Art restaurants have been important backdrops to moments of cultural history, playing a part in the chance and fate of artistic moments and historic events. For instance, Dooky Chase restaurant in New Orleans has been serving Southern comfort food since 1939, with chef Leah Chase at its helm making her famous gumbo dishes (adored by the Bushes and Obamas) in her signature pink apron. In the 1960s and 1970s, the restaurant was a meeting place for key figures of the Civil Rights movement to plan campaigns and hold rallies. Around the same time, Leah Chase fell in love with art when a friend took her to New Orleans Museum of Art to listen to Harlem Renaissance artist Jacob Lawrence give a lecture. They became fast friends as they were both alumni of the WPA programme and it occurred to Chase that her restaurant could become “another layer of community support.” She began inviting artists of mixed ages, career levels, and training to hang works on her walls. She took care of the food and they “the finest artists and all they had for me to learn from,” reciprocated in art. Works in the restaurant collection include some of the most important African American artists of the 20th century, such as Elizabeth Catlett, John T. Biggers, and Melvin Edwards. Chase passed away in 2019 at age 94, but she lives on as an American folk hero, her portrait by Gustave Blanche hangs in the Smithsonian, Disney based its Princess and the Frog on a young Leah, and there are memorials, murals and stories devoted to her generosity strewn all around the city.
Incorporating artworks into a restaurant is a signal of something more refined and symbolic in terms of taste. Art collections displayed in restaurants might be a sign that the restaurateur thinks differently that they understand the totality of the dining experience and that also see the restaurant as a space for the enjoyment of art for wider audiences. There is a famous Rolling Stone photo of an inebriated Iggy Pop falling out into a snow-covered Berlin Street in 1979, after an interview with David Bowie. The restaurant behind him is the Paris Bar in the Charlottenburg district, a seemingly traditional French brasserie on one level, serving onion soup and Croque monsieur. However, on another level the venue has played host to countless celebrities from all creative fields—from Helmut Newton to Madonna to Yves Saint Laurent to Jack Nicholson—this rock and roll ethos also extended to an artistic level as this was the restaurant German artist Martin Kippenberger used to hold court throughout the 1980s and early 1990s and orchestrate his frenzied parties, dinners, and gatherings for artists. Kippenberger had an arrangement with proprietor Michel Würthle, allowing him to keep a perpetual open tab in exchange for artworks. The artist would perform his outré antics every night, attracting other contemporaries such as Sigmund Poke and Robert Rauschenberg, as well as new generation artists who were visiting Berlin on the German Academic Exchange Service, including Damien Hirst and Sarah Lucas. The restaurant became an alternative gallery space for Kippenberger, and he would use it as a studio space to make drawings and sketches, hold festivals, and showcase artists he thought needed more recognition such as Louise Lawler, Barbara Ess and Laurie Simmons. This restaurant’s collection is informed by the same spirit of rebellion and irreverence as befits Berlin’s counterculture of that time.

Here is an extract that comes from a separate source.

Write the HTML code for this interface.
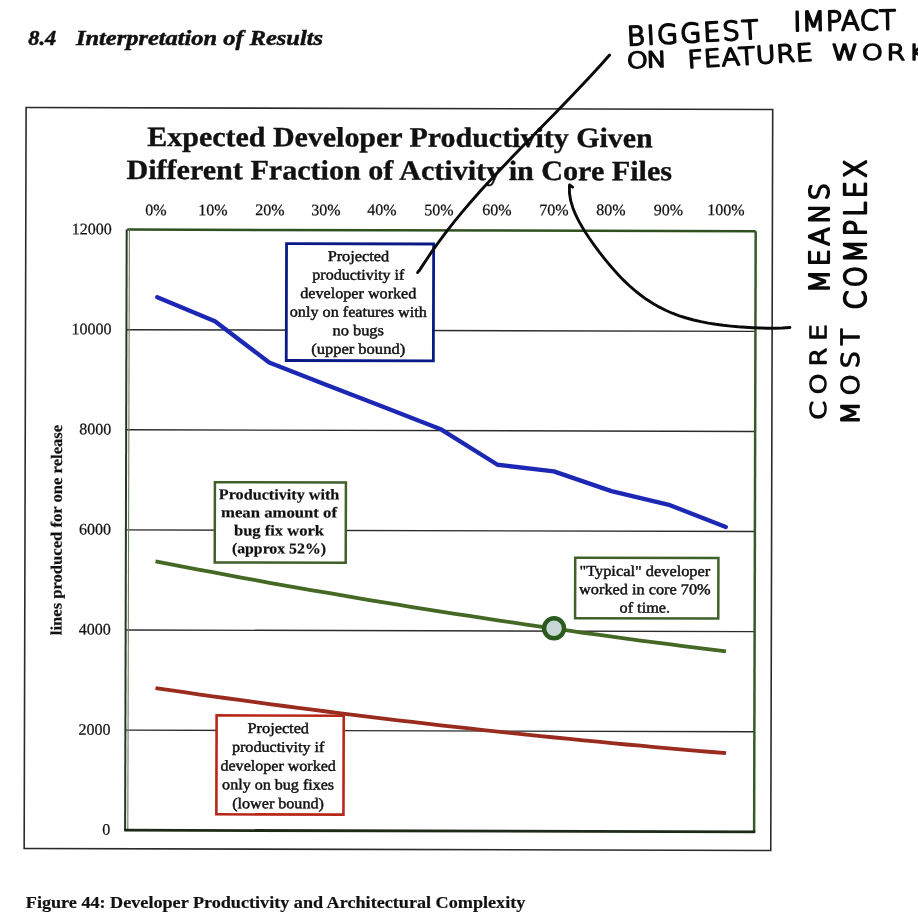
<!DOCTYPE html>
<html><head><meta charset="utf-8"><title>Figure 44: Developer Productivity and Architectural Complexity</title>
<style>
html,body{margin:0;padding:0;background:#fff;}
body{width:918px;height:917px;overflow:hidden;}
svg{display:block;filter:blur(0.4px);}
.serif{font-family:'Liberation Serif', 'Times New Roman', serif;}
.hand{font-family:'DejaVu Sans', 'Liberation Sans', sans-serif;font-weight:200;fill:#0a0a0a;stroke:#0a0a0a;stroke-width:2.1px;stroke-linejoin:round;stroke-linecap:round;}
.emb{stroke:#111;stroke-width:0.45px;}
.lab{stroke:#111;stroke-width:0.25px;}
.embh{stroke:#111;stroke-width:0.5px;}
.embb{stroke:#111;stroke-width:0.2px;}
.embt{stroke:#111;stroke-width:0.35px;}
</style></head><body>
<svg width="918" height="917" viewBox="0 0 918 917">
<rect x="0" y="0" width="918" height="917" fill="#fff"/>
<g class="serif embh" fill="#111" font-weight="bold" font-style="italic" font-size="21">
<text x="28.2" y="45" textLength="28" lengthAdjust="spacingAndGlyphs">8.4</text>
<text x="76" y="45" textLength="247" lengthAdjust="spacingAndGlyphs">Interpretation of Results</text>
</g>
<g transform="rotate(0.1501 400 530)">
<rect x="25.0" y="108.5" width="746.6" height="741" fill="none" stroke="#2a2a2a" stroke-width="1.6"/>
<g class="serif embt" fill="#111" font-weight="bold" font-size="28">
<text x="146.3" y="146.6" textLength="505.4" lengthAdjust="spacingAndGlyphs">Expected Developer Productivity Given</text>
<text x="125.5" y="179.7" textLength="545.6" lengthAdjust="spacingAndGlyphs">Different Fraction of Activity in Core Files</text>
</g>
<g class="serif lab" fill="#111" font-size="16" text-anchor="middle">
<text x="155.2" y="215.8">0%</text>
<text x="212.2" y="215.7">10%</text>
<text x="269.2" y="215.5">20%</text>
<text x="325.2" y="215.4">30%</text>
<text x="381.2" y="215.2">40%</text>
<text x="438.2" y="215.1">50%</text>
<text x="496.2" y="214.9">60%</text>
<text x="553.2" y="214.8">70%</text>
<text x="610.2" y="214.6">80%</text>
<text x="667.7" y="214.5">90%</text>
<text x="725.2" y="214.3">100%</text>
</g>
<g class="serif lab" fill="#111" font-size="16" text-anchor="end">
<text x="111" y="835.6">0</text>
<text x="111" y="735.5">2000</text>
<text x="111" y="635.4">4000</text>
<text x="111" y="535.3">6000</text>
<text x="111" y="435.2">8000</text>
<text x="111" y="335.1">10000</text>
<text x="111" y="235.0">12000</text>
</g>
<text class="serif embb" fill="#111" font-weight="bold" font-size="16" transform="translate(61.8 636.1) rotate(-90)" textLength="210.4" lengthAdjust="spacingAndGlyphs">lines produced for one release</text>
<g stroke="#2c2c2c" stroke-width="1.4">
<line x1="126.4" y1="730.8" x2="754.9" y2="730.8"/>
<line x1="126.4" y1="630.7" x2="754.9" y2="630.7"/>
<line x1="126.4" y1="530.6" x2="754.9" y2="530.6"/>
<line x1="126.4" y1="430.5" x2="754.9" y2="430.5"/>
<line x1="126.4" y1="330.4" x2="754.9" y2="330.4"/>
</g>
<line x1="126.4" y1="230.3" x2="754.9" y2="230.3" stroke="#2f5020" stroke-width="2.5"/>
<line x1="754.9" y1="230.3" x2="754.9" y2="830.9" stroke="#385a28" stroke-width="2.5"/>
<line x1="125.9" y1="230.3" x2="125.9" y2="830.9" stroke="#243824" stroke-width="2"/>
<line x1="128.6" y1="230.3" x2="128.6" y2="830.9" stroke="#6a7f60" stroke-width="1.1"/>
<line x1="124.9" y1="830.9" x2="756.1" y2="830.9" stroke="#1e2a18" stroke-width="2.8"/>
<polyline points="156.7,297.8 214.4,321.7 268.7,362.8 325.6,385.0 382.7,406.9 441.1,429.5 497.4,464.5 553.7,471.0 611.3,490.6 670.0,504.5 725.8,526.2" fill="none" stroke="#1c28b4" stroke-width="4.3" stroke-linejoin="round" stroke-linecap="round"/>
<polyline points="155.6,562.0 169.9,564.7 184.1,567.4 198.4,570.1 212.7,572.7 226.9,575.4 241.2,578.0 255.5,580.5 269.7,583.1 284.0,585.6 298.3,588.1 312.5,590.5 326.8,592.9 341.1,595.4 355.3,597.7 369.6,600.1 383.9,602.4 398.1,604.7 412.4,607.0 426.7,609.2 441.0,611.5 455.2,613.7 469.5,615.8 483.8,618.0 498.0,620.1 512.3,622.2 526.6,624.3 540.8,626.3 555.1,628.3 569.4,630.3 583.6,632.3 597.9,634.2 612.2,636.1 626.4,638.0 640.7,639.9 655.0,641.7 669.2,643.5 683.5,645.3 697.8,647.0 712.1,648.8 726.3,650.5" fill="none" stroke="#456824" stroke-width="3.8" stroke-linejoin="round" stroke-linecap="butt"/>
<polyline points="155.9,688.7 170.2,690.8 184.4,692.8 198.7,694.8 213.0,696.8 227.2,698.7 241.5,700.6 255.8,702.5 270.0,704.4 284.3,706.3 298.6,708.1 312.8,709.9 327.1,711.7 341.4,713.5 355.6,715.2 369.9,716.9 384.2,718.6 398.4,720.3 412.7,721.9 427.0,723.6 441.2,725.2 455.5,726.7 469.8,728.3 484.0,729.8 498.3,731.3 512.6,732.8 526.9,734.3 541.1,735.7 555.4,737.1 569.7,738.5 583.9,739.9 598.2,741.2 612.5,742.6 626.7,743.9 641.0,745.1 655.3,746.4 669.5,747.6 683.8,748.8 698.1,750.0 712.3,751.2 726.6,752.3" fill="none" stroke="#9a2b1f" stroke-width="3.8" stroke-linejoin="round" stroke-linecap="butt"/>
<circle cx="554.3" cy="627.9" r="10" fill="#c8d6d6" stroke="#2b5a1e" stroke-width="4.4"/>
<rect x="285.8" y="243.9" width="147.1" height="116.9" fill="#fff" stroke="#0a1a85" stroke-width="2.8"/>
<rect x="214.8" y="482.7" width="131.0" height="80.2" fill="#fff" stroke="#40602a" stroke-width="2.5"/>
<rect x="575.3" y="557.2" width="143.2" height="60.5" fill="#fff" stroke="#40602a" stroke-width="2.5"/>
<rect x="217.1" y="715.9" width="127.1" height="98.9" fill="#fff" stroke="#b82818" stroke-width="2.6"/>
<g class="serif emb" fill="#111" font-size="15" text-anchor="middle">
<text x="357.7" y="261.2" textLength="61.5" lengthAdjust="spacingAndGlyphs">Projected</text>
<text x="357.7" y="279.8" textLength="92" lengthAdjust="spacingAndGlyphs">productivity if</text>
<text x="357.7" y="298.3" textLength="116" lengthAdjust="spacingAndGlyphs">developer worked</text>
<text x="357.7" y="316.9" textLength="137" lengthAdjust="spacingAndGlyphs">only on features with</text>
<text x="357.7" y="335.4" textLength="51.5" lengthAdjust="spacingAndGlyphs">no bugs</text>
<text x="357.7" y="353.9" textLength="94" lengthAdjust="spacingAndGlyphs">(upper bound)</text>
</g>
<g class="serif embb" fill="#111" font-size="15" font-weight="bold" text-anchor="middle">
<text x="279.0" y="499.8" textLength="120.5" lengthAdjust="spacingAndGlyphs">Productivity with</text>
<text x="279.0" y="517.8" textLength="116" lengthAdjust="spacingAndGlyphs">mean amount of</text>
<text x="279.0" y="535.8" textLength="90" lengthAdjust="spacingAndGlyphs">bug fix work</text>
<text x="279.0" y="553.8" textLength="94" lengthAdjust="spacingAndGlyphs">(approx 52%)</text>
</g>
<g class="serif emb" fill="#111" font-size="15" text-anchor="middle">
<text x="645.0" y="575.3" textLength="130.8" lengthAdjust="spacingAndGlyphs">&quot;Typical&quot; developer</text>
<text x="645.0" y="593.6" textLength="131.5" lengthAdjust="spacingAndGlyphs">worked in core 70%</text>
<text x="645.0" y="611.9" textLength="50.5" lengthAdjust="spacingAndGlyphs">of time.</text>
</g>
<g class="serif emb" fill="#111" font-size="15" text-anchor="middle">
<text x="278.8" y="733.4" textLength="61.5" lengthAdjust="spacingAndGlyphs">Projected</text>
<text x="278.8" y="752.2" textLength="92.5" lengthAdjust="spacingAndGlyphs">productivity if</text>
<text x="278.8" y="771.0" textLength="115.4" lengthAdjust="spacingAndGlyphs">developer worked</text>
<text x="278.8" y="789.8" textLength="112" lengthAdjust="spacingAndGlyphs">only on bug fixes</text>
<text x="278.8" y="808.6" textLength="91.7" lengthAdjust="spacingAndGlyphs">(lower bound)</text>
</g>
</g>
<text class="serif embb" fill="#111" font-weight="bold" font-size="17" x="25.8" y="908.2" textLength="499.5" lengthAdjust="spacingAndGlyphs">Figure 44: Developer Productivity and Architectural Complexity</text>
<g fill="none" stroke="#0a0a0a" stroke-width="2.9" stroke-linecap="round" stroke-linejoin="round">
<path d="M417.6,272.6 Q418,271.2 419.1,270.8 C421.4,267.5 427.7,257.7 432.2,251.2 C436.7,244.7 441.5,238.1 446.5,231.6 C451.5,225.1 456.8,218.4 462.3,211.9 C467.8,205.4 473.5,198.8 479.3,192.3 C485.1,185.8 491.3,179.2 497.4,172.7 C503.5,166.2 509.8,159.6 516.1,153.1 C522.4,146.6 528.8,140.0 535.2,133.5 C541.6,127.0 548.0,120.5 554.4,113.9 C560.8,107.4 567.1,100.8 573.4,94.2 C579.7,87.7 586.0,81.1 592.0,74.6 C598.0,68.1 606.7,58.3 609.6,55.0"/>
<path d="M572.6,187.2 L569.6,184.9 L569.4,185.2 569.5,193.2 570.7,200.7 572.8,207.7 575.5,214.4 578.7,220.9 582.3,227.2 586.2,233.5 590.4,239.7 594.7,245.8 599.2,251.9 603.8,257.8 608.6,263.7 613.5,269.4 618.5,275.0 623.8,280.4 629.1,285.5 634.7,290.4 640.5,295.0 646.4,299.3 652.6,303.3 659.0,306.9 665.6,310.2 672.3,313.2 679.3,315.8 686.4,318.0 693.6,320.0 700.9,321.7 708.3,323.1 715.7,324.3 723.2,325.3 730.6,326.1 738.1,326.8 745.5,327.3 752.8,327.7 760.1,328.0 767.4,328.2 774.8,328.2 782.3,328.0 789.9,327.5"/>
</g>
<g class="hand" font-size="27">
<text transform="translate(627.5 45.5) rotate(-3.0) scale(1 0.964)" textLength="131.5" lengthAdjust="spacing">BIGGEST</text>
<text transform="translate(793.5 31.0) rotate(-1.0) scale(1 0.990)" textLength="102.5" lengthAdjust="spacing">IMPACT</text>
<text transform="translate(627.0 68.3) rotate(-2.0) scale(1 0.812)" textLength="40.0" lengthAdjust="spacing">ON</text>
<text transform="translate(688.0 68.0) rotate(-3.5) scale(1 0.888)" textLength="125.5" lengthAdjust="spacing">FEATURE</text>
<text transform="translate(831.5 59.5) rotate(0.0) scale(1 0.787)" textLength="95.0" lengthAdjust="spacing">WORK</text>
<text transform="translate(825.9 420.0) rotate(-90) scale(1 0.812)" textLength="96.0" lengthAdjust="spacing">CORE</text>
<text transform="translate(828.9 293.0) rotate(-90) scale(1 1.015)" textLength="110.0" lengthAdjust="spacing">MEANS</text>
<text transform="translate(859.4 424.7) rotate(-90) scale(1 0.888)" textLength="96.0" lengthAdjust="spacing">MOST</text>
<text transform="translate(865.9 309.5) rotate(-90) scale(1 1.117)" textLength="150.0" lengthAdjust="spacing">COMPLEX</text>
</g>
</svg>
</body></html>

The art restaurant can also be a place for artists to induct other artists in the tradition of an artist’s restaurant and its sense of community. One December evening in 1984, Australian artist Sidney Nolan stopped in a quiet corner Italian trattoria in the Paddington district of Sydney. Very pleased with his meal he drew one of his iconic square-headed Ned Kelly figures on a ticket docket as a thank you to the proprietor, Lucio Galletto. This ignited a passion for collecting in the chef who always regarded his cooking as a creative process – “I grew up in the family restaurant learning the saying ‘the eye wants its share.’ When we prepare a dish, we think about the experience of the dish.” Galletto soon amassed a collection of over 200 works of some of the most well-regarded 20th Century Australian artists, including John Olsen, Charles Blackman, Tim Storrier, and John Beard, as well as newer generation artists such as Ben Quilty who were initiated into the Lucio’s tradition of long artists lunches, salons and debates. The art-filled walls are a compendium of the artist’s gratitude to the sense of community the restaurant built and as artist Luke Sciberras says, “Lucio’s is culture in crucible form.”

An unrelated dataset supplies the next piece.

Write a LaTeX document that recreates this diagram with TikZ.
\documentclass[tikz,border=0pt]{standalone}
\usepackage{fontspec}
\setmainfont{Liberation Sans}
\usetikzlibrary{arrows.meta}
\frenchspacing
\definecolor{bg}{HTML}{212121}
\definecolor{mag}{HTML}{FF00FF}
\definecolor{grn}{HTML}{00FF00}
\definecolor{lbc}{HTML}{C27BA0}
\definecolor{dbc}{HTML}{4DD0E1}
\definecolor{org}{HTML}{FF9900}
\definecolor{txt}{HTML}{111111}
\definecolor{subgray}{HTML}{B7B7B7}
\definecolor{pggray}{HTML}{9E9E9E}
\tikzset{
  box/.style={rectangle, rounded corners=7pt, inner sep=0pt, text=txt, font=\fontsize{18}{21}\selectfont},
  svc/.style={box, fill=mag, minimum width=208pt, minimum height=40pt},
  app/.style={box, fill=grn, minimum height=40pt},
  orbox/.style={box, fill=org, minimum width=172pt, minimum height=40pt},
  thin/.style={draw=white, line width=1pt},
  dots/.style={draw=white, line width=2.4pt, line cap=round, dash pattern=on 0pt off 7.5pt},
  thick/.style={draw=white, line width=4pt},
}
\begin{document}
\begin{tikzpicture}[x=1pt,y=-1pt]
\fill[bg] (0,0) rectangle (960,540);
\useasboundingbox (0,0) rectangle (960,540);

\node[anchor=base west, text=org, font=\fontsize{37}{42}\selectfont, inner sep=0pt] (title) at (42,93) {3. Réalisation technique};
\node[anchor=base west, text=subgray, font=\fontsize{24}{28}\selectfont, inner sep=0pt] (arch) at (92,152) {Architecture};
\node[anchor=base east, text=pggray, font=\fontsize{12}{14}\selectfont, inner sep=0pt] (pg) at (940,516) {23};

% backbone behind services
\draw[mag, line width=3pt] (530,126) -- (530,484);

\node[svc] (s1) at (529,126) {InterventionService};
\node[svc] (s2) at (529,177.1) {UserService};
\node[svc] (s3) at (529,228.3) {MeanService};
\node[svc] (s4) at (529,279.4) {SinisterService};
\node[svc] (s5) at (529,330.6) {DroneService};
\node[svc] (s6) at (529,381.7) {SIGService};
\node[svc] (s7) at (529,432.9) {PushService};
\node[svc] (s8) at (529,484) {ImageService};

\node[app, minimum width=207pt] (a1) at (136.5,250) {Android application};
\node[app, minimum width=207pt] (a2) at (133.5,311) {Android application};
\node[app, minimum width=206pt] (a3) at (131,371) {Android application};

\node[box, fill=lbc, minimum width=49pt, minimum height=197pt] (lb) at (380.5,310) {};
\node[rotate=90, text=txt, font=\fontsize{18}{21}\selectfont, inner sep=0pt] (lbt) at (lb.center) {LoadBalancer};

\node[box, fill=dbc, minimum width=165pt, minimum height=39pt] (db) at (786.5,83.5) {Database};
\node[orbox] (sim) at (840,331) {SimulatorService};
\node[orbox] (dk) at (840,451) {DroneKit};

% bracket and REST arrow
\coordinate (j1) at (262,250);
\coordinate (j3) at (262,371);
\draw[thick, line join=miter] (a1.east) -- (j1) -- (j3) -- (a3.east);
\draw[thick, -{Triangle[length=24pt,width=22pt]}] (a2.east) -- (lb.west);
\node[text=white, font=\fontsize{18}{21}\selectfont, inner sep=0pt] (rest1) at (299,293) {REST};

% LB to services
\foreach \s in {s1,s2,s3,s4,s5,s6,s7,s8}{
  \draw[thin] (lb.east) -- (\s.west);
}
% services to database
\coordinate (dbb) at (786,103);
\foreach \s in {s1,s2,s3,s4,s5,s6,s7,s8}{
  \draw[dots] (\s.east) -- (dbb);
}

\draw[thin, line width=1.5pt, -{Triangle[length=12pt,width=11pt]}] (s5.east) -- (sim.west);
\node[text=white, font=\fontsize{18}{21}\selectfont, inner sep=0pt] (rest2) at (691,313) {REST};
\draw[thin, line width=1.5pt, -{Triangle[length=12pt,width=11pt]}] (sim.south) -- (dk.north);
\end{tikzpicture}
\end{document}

The artworks in art restaurants exist outside the white cube space and the gallery system. They instead let diners examine what it is like to live with art, to eat with art, drink with art, in an everyday setting. There is something more alive about artworks being placed in restaurants – Damien Hirst, who has been very involved with restaurants as an artist and entrepreneur throughout his career, says “a restaurant is a living thing, the furthest away from the gallery you could get, which [is] merely a room for dead people if you [aren’t] careful.” Craig-Martin says eating in the midst of artworks is “like renting a work of art for the duration of the meal, it’s yours for that period,” and is more “democratic” and inclusive than the gallery system. Art restaurants are important cultural outputs because the restaurateur shares their taste with their diners and designs the space to include these gestures of aesthetic sensibility, whether diners are fully aware of it or not when they dine, and whether or not diners have a background in art. And if the artists’ involvement and continuous fascination with restaurants and food is anything to go by, art restaurants should even be considered artworks in their own right.